The counterclaim filed by Sacramento-based Sutter Health, which operates 25 hospitals in California and Hawaii, is the latest twist in the year-old national class-action litigation brought against more than 400 not-for-profit hospitals by 11 law firms working with Oxford, Miss.-based trial lawyer Richard Scruggs on behalf of uninsured patients (See related story, p. 26).
After a state judge in July denied the health system's motion to dismiss the lawsuit, Sutter filed an 11-page cross-complaint Aug. 17 in state Superior Court. Consumer and advocacy groups attacked Sutter's response as "immoral" and "unconscionable" and plaintiff attorneys called it "unheard of."
Sutter asks the judge to determine how much the uninsured patients should pay for hospital services the system provided and compel those patients to pay, "so long as the members (of the plaintiff class) are not covered by Sutter's charity-care policy." Sutter also said it "does not believe that the class of patients should be certified." Sutter said the potential class of uninsured patients could number in the thousands.
Sutter said the uninsured plaintiffs agreed to pay for the services, but have not yet done so. Sutter alleges breach of contract, unjust enrichment and failure to pay their debts. The system asks the court to require each plaintiff to pay the full amount for services provided, plus interest and court costs.

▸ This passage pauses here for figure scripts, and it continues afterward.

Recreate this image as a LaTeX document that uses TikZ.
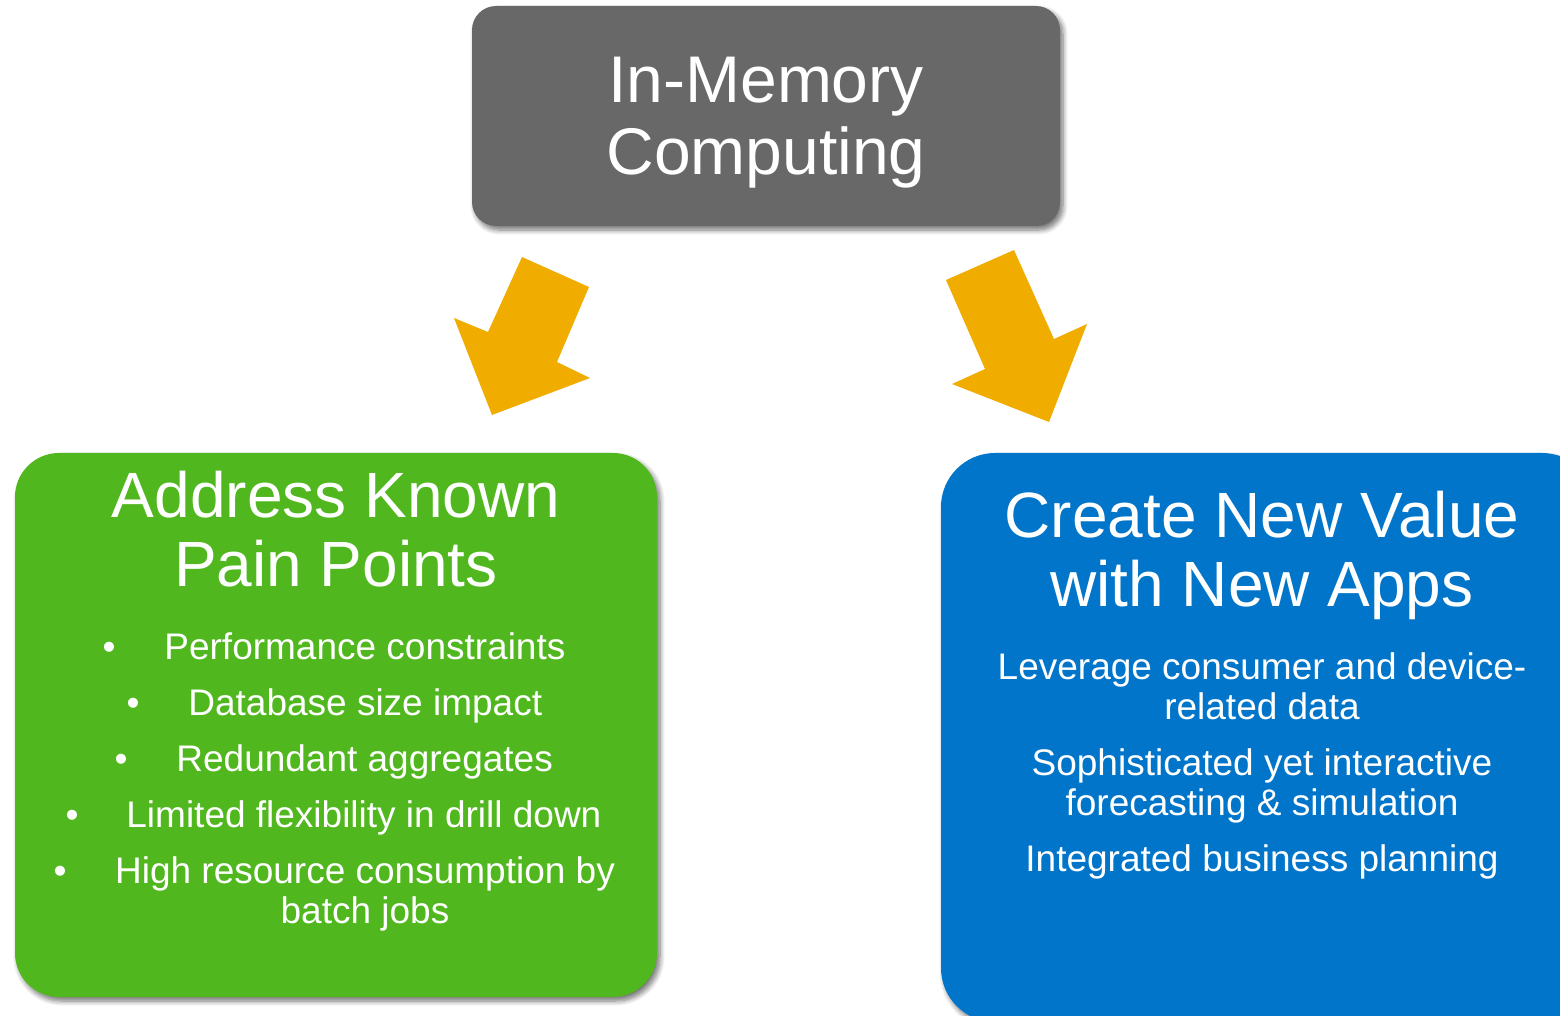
\documentclass[tikz,border=0pt]{standalone}
\usepackage{fontspec}
\setmainfont{Liberation Sans}
\usetikzlibrary{shadows.blur}
\definecolor{boxgray}{RGB}{104,104,104}
\definecolor{boxgreen}{RGB}{80,184,30}
\definecolor{boxblue}{RGB}{0,117,201}
\definecolor{arrowgold}{RGB}{240,173,0}

\begin{document}
\begin{tikzpicture}[x=0.5pt,y=-0.5pt,
  panel/.style={draw=none, inner sep=0pt,
    blur shadow={shadow xshift=1.5pt, shadow yshift=-2pt,
      shadow blur radius=2.5pt, shadow blur steps=8, shadow opacity=55}},
  bigtext/.style={text=white, align=center, font=\fontsize{33}{36}\selectfont},
  titletext/.style={text=white, align=center, font=\fontsize{32}{34.5}\selectfont},
  itemtext/.style={text=white, align=center, font=\fontsize{18.5}{20}\selectfont},
  dot/.style={text=white, font=\fontsize{18.5}{20}\selectfont},
  bigarrow/.style={fill=arrowgold, draw=none}
]
\clip (0,0) rectangle (1560,1016);

% top panel
\node[panel, fill=boxgray, rounded corners=12pt,
      minimum width=294pt, minimum height=110pt] (core) at (766,116) {};
\node[bigtext, anchor=base] (coretext) at (766,175) {In-Memory\\Computing};

% side panels
\node[panel, fill=boxgreen, rounded corners=22pt,
      minimum width=321pt, minimum height=272pt] (pain) at (336,725) {};
\node[panel, fill=boxblue, rounded corners=27pt,
      minimum width=327.5pt, minimum height=284.5pt] (value) at (1268.5,737.5) {};

% block arrows
\fill[bigarrow] (522,257) -- (589,287) -- (557,362) -- (590,378)
  -- (492,415) -- (454,318) -- (488,332) -- cycle;
\fill[bigarrow] (946,280) -- (1014,250) -- (1054,339) -- (1087,324)
  -- (1049,422) -- (952,384) -- (985,369) -- cycle;

% left panel text (base anchor sits on the last line)
\node[titletext, anchor=base] (painhead) at (336,586) {Address Known\\Pain Points};
\node[dot, anchor=base] (d1) at (109,659) {•};
\node[itemtext, anchor=base west, inner sep=0pt] (i1) at (164,659) {Performance constraints};
\node[dot, anchor=base] (d2) at (133,715) {•};
\node[itemtext, anchor=base west, inner sep=0pt] (i2) at (188,715) {Database size impact};
\node[dot, anchor=base] (d3) at (121,771) {•};
\node[itemtext, anchor=base west, inner sep=0pt] (i3) at (176,771) {Redundant aggregates};
\node[dot, anchor=base] (d4) at (72,827) {•};
\node[itemtext, anchor=base west, inner sep=0pt] (i4) at (126,827) {Limited flexibility in drill down};
\node[dot, anchor=base] (d5) at (60,883) {•};
\node[itemtext, anchor=base] (i5) at (365,923) {High resource consumption by\\batch jobs};

% right panel text
\node[titletext, anchor=base] (valuehead) at (1262,606) {Create New Value\\with New Apps};
\node[itemtext, anchor=base] (v1) at (1262,719) {Leverage consumer and device-\\related data};
\node[itemtext, anchor=base] (v2) at (1262,815) {Sophisticated yet interactive\\forecasting \& simulation};
\node[itemtext, anchor=base] (v3) at (1262,871) {Integrated business planning};
\end{tikzpicture}
\end{document}
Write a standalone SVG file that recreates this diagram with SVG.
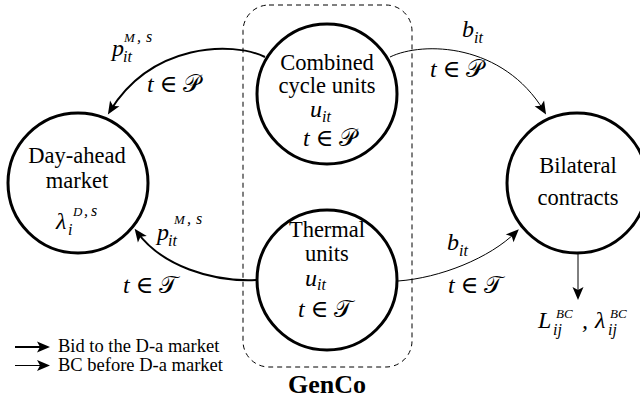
<svg xmlns="http://www.w3.org/2000/svg" width="640" height="403" viewBox="0 0 640 403">
<style>
.node{fill:#fff;stroke:#000;stroke-width:3}
.lbl{font-family:"Liberation Serif","Times New Roman",serif;font-size:22.5px;text-anchor:middle;fill:#000}
.m{font-family:"Liberation Serif","DejaVu Serif",serif;font-style:italic;font-size:24px;fill:#000}
.s{font-size:16px}
.ss{font-size:13px}
.cal{font-family:"DejaVu Sans","DejaVu Serif","Noto Sans",serif;font-style:normal}
.thick{fill:none;stroke:#000;stroke-width:2}
.thin{fill:none;stroke:#000;stroke-width:1}
.leg{font-family:"Liberation Serif","Times New Roman",serif;font-size:18.5px;fill:#000}
</style>
<defs>
<marker id="ah" markerUnits="userSpaceOnUse" viewBox="-10 -6 16 12" markerWidth="16" markerHeight="12" refX="0" refY="0" orient="auto">
<path d="M4,0 L-9,-5.5 L-6,0 L-9,5.5 Z" fill="#000"/>
</marker>
</defs>
<g id="genco">
<rect x="243" y="5" width="169" height="362" rx="26" ry="26" fill="none" stroke="#000" stroke-width="1" stroke-dasharray="5 4"/>
<text x="327" y="393" font-family="Liberation Serif, serif" font-weight="bold" font-size="26" text-anchor="middle">GenCo</text>
</g>
<g id="connectors">
<path class="thick" d="M265,57 C232,41 152,43 110,111" marker-end="url(#ah)"/>
<path class="thin" d="M390,57 C423,41 503,43 544,111" marker-end="url(#ah)"/>
<path class="thick" d="M256,280 C212,282 162,266 137,232" marker-end="url(#ah)"/>
<path class="thin" d="M398,281 C440,278 490,258 516,232" marker-end="url(#ah)"/>
<path class="thin" d="M578,253 L578,296" marker-end="url(#ah)"/>
</g>
<g id="dayahead">
<circle class="node" cx="78" cy="183" r="70"/>
<text class="lbl" x="77" y="163">Day-ahead</text>
<text class="lbl" x="77" y="188">market</text>
<text class="m" x="56" y="229">λ</text>
<text class="m s" x="68" y="235">i</text>
<text class="m ss" x="73" y="216">D</text>
<text class="m s" x="84" y="216">,</text>
<text class="m s" x="91" y="216">s</text>
</g>
<g id="combined">
<circle class="node" cx="327" cy="94" r="70"/>
<text class="lbl" x="327" y="70">Combined</text>
<text class="lbl" x="327" y="93">cycle units</text>
<text class="m" x="310" y="117">u</text>
<text class="m s" x="322" y="122">it</text>
<text class="m" x="303" y="146">t ∈ <tspan class="cal">𝒫</tspan></text>
</g>
<g id="thermal">
<circle class="node" cx="327" cy="280" r="70"/>
<text class="lbl" x="327" y="237">Thermal</text>
<text class="lbl" x="327" y="261">units</text>
<text class="m" x="305" y="286">u</text>
<text class="m s" x="317" y="290">it</text>
<text class="m" x="298" y="317">t ∈ <tspan class="cal">𝒯</tspan></text>
</g>
<g id="bilateral">
<circle class="node" cx="577" cy="183" r="70"/>
<text class="lbl" x="578" y="173">Bilateral</text>
<text class="lbl" x="578" y="205">contracts</text>
</g>
<g id="labels">
<text class="m" x="112" y="56">p</text>
<text class="m s" x="123" y="62">it</text>
<text class="m ss" x="124" y="42">M</text>
<text class="m s" x="137" y="42">,</text>
<text class="m s" x="146" y="42">s</text>
<text class="m" x="147" y="92">t ∈ <tspan class="cal">𝒫</tspan></text>
<text class="m" x="462" y="37">b</text>
<text class="m s" x="474" y="43">it</text>
<text class="m" x="430" y="77">t ∈ <tspan class="cal">𝒫</tspan></text>
<text class="m" x="157" y="240">p</text>
<text class="m s" x="168" y="246">it</text>
<text class="m ss" x="174" y="224">M</text>
<text class="m s" x="187" y="224">,</text>
<text class="m s" x="196" y="224">s</text>
<text class="m" x="123" y="293">t ∈ <tspan class="cal">𝒯</tspan></text>
<text class="m" x="447" y="250">b</text>
<text class="m s" x="459" y="256">it</text>
<text class="m" x="448" y="293">t ∈ <tspan class="cal">𝒯</tspan></text>
<text class="m" x="538" y="328">L</text>
<text class="m s" x="553" y="335">ij</text>
<text class="m ss" x="556" y="318">BC</text>
<text class="m" x="582" y="328">,</text>
<text class="m" x="595" y="328">λ</text>
<text class="m s" x="608" y="335">ij</text>
<text class="m ss" x="610" y="318">BC</text>
</g>
<g id="legend">
<path class="thick" d="M15,347 L46,347" marker-end="url(#ah)"/>
<path class="thin" d="M15,365.5 L46,365.5" marker-end="url(#ah)"/>
<text class="leg" x="58" y="352">Bid to the D-a market</text>
<text class="leg" x="58" y="371">BC before D-a market</text>
</g>
</svg>
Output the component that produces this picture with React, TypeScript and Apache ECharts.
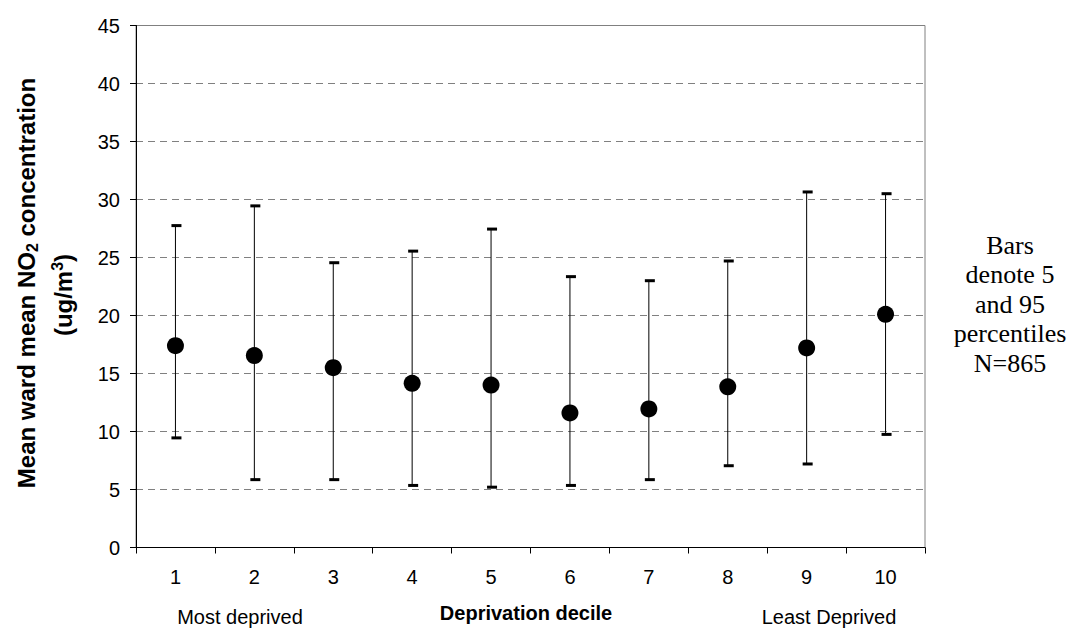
import React, { useEffect, useRef } from "react";
import * as echarts from "echarts";

const categories = ["1", "2", "3", "4", "5", "6", "7", "8", "9", "10"];
const meanValues = [17.4, 16.55, 15.5, 14.15, 14.0, 11.6, 11.95, 13.85, 17.2, 20.1];
const p5Values = [9.45, 5.85, 5.85, 5.35, 5.2, 5.35, 5.85, 7.05, 7.2, 9.75];
const p95Values = [27.75, 29.45, 24.55, 25.55, 27.45, 23.35, 23.0, 24.7, 30.65, 30.5];
const yTicks = { min: 0, max: 45, interval: 5 };

export default function App() {
  const ref = useRef<HTMLDivElement>(null);
  useEffect(() => {
    if (!ref.current) return;
    const chart = echarts.init(ref.current, null, { renderer: "svg" });
    const errData = categories.map((_, i) => [i, p5Values[i], p95Values[i]]);
    const font = "Liberation Sans, Arial, sans-serif";
    chart.setOption({
      animation: false,
      backgroundColor: "#ffffff",
      grid: {
        left: 136,
        top: 25.5,
        right: 146,
        bottom: 80.5,
        show: true,
        borderColor: "#808080",
        borderWidth: 1,
        backgroundColor: "transparent",
      },
      xAxis: {
        type: "category",
        data: categories,
        boundaryGap: true,
        axisLine: { show: true, lineStyle: { color: "#000", width: 1 } },
        axisTick: { show: true, length: 6, lineStyle: { color: "#000" } },
        axisLabel: { color: "#000", fontSize: 20, fontFamily: font, margin: 19 },
        splitLine: { show: false },
      },
      yAxis: {
        type: "value",
        min: yTicks.min,
        max: yTicks.max,
        interval: yTicks.interval,
        axisLine: { show: true, lineStyle: { color: "#000", width: 1 } },
        axisTick: { show: true, length: 6, lineStyle: { color: "#000" } },
        axisLabel: { color: "#000", fontSize: 20, fontFamily: font, margin: 16 },
        splitLine: {
          show: true,
          lineStyle: { color: "#808080", type: [7, 5], width: 1 },
        },
      },
      series: [
        {
          type: "custom",
          data: errData,
          z: 2,
          renderItem: (params: any, api: any) => {
            const x = api.value(0);
            const lo = api.coord([x, api.value(1)]);
            const hi = api.coord([x, api.value(2)]);
            const cx = lo[0];
            const capW = 10;
            const capH = 3;
            return {
              type: "group",
              children: [
                {
                  type: "line",
                  shape: { x1: cx, y1: lo[1], x2: cx, y2: hi[1] },
                  style: { stroke: "#000", lineWidth: 1 },
                },
                {
                  type: "rect",
                  shape: { x: cx - capW / 2 + 1, y: hi[1] - capH / 2, width: capW, height: capH },
                  style: { fill: "#000" },
                },
                {
                  type: "rect",
                  shape: { x: cx - capW / 2 + 1, y: lo[1] - capH / 2, width: capW, height: capH },
                  style: { fill: "#000" },
                },
              ],
            };
          },
        },
        {
          type: "scatter",
          data: meanValues,
          symbol: "circle",
          symbolSize: 17,
          itemStyle: { color: "#000", opacity: 1 },
          z: 3,
        },
      ],
      graphic: [
        {
          type: "text",
          x: 26,
          y: 283,
          rotation: Math.PI / 2,
          style: {
            text: "{b|Mean ward mean NO}{s|2}{b| concentration}",
            rich: {
              b: { fontSize: 24, fontWeight: "bold", fontFamily: font, fill: "#000" },
              s: { fontSize: 16, fontWeight: "bold", fontFamily: font, fill: "#000", padding: [12, 0, 0, 0] },
            },
            align: "center",
            verticalAlign: "middle",
          },
        },
        {
          type: "text",
          x: 63,
          y: 295,
          rotation: Math.PI / 2,
          style: {
            text: "{b|(ug/m}{s|3}{b|)}",
            rich: {
              b: { fontSize: 24, fontWeight: "bold", fontFamily: font, fill: "#000" },
              s: { fontSize: 16, fontWeight: "bold", fontFamily: font, fill: "#000", padding: [0, 0, 12, 0] },
            },
            align: "center",
            verticalAlign: "middle",
          },
        },
        {
          type: "text",
          x: 526,
          y: 613,
          style: {
            text: "Deprivation decile",
            fontSize: 20,
            fontWeight: "bold",
            fontFamily: font,
            fill: "#000",
            align: "center",
            verticalAlign: "middle",
          },
        },
        {
          type: "text",
          x: 240,
          y: 617,
          style: {
            text: "Most deprived",
            fontSize: 20,
            fontFamily: font,
            fill: "#000",
            align: "center",
            verticalAlign: "middle",
          },
        },
        {
          type: "text",
          x: 829,
          y: 617,
          style: {
            text: "Least Deprived",
            fontSize: 20,
            fontFamily: font,
            fill: "#000",
            align: "center",
            verticalAlign: "middle",
          },
        },
        {
          type: "text",
          x: 1010,
          y: 304,
          style: {
            text: "Bars\ndenote 5\nand 95\npercentiles\nN=865",
            fontSize: 26,
            lineHeight: 29.5,
            fontFamily: "Liberation Serif, Times New Roman, serif",
            fill: "#000",
            align: "center",
            verticalAlign: "middle",
          },
        },
      ],
    });
    return () => chart.dispose();
  }, []);
  return (
    <div
      ref={ref}
      style={{ position: "absolute", left: 0, top: 0, width: 1071, height: 628 }}
    />
  );
}
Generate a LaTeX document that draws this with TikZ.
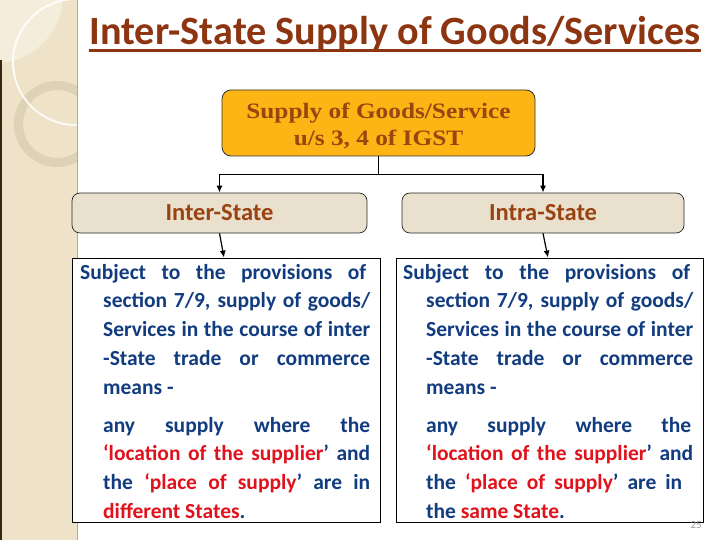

Kelly Dermody of the San Francisco law firm Lieff, Cabraser, Heimann & Bernstein, who represents the uninsured patients, called the countersuit "one of the more hostile and aggressive litigation tactics I've seen. I have to assume they're trying to intimidate the class here."
Sutter spokeswoman Karen Garner said the legal action is a procedural response necessitated by the Scruggs' lawsuit and the judge's recent order. "This was a technical counteraction to the baseless complaints that were filed last year to preserve our rights during litigation," Garner said. "The working poor and indigent are specifically exempted from this class. We have a very generous charity-care policy. Our No. 1 priority is providing quality care to individuals and families, regardless of their ability to pay."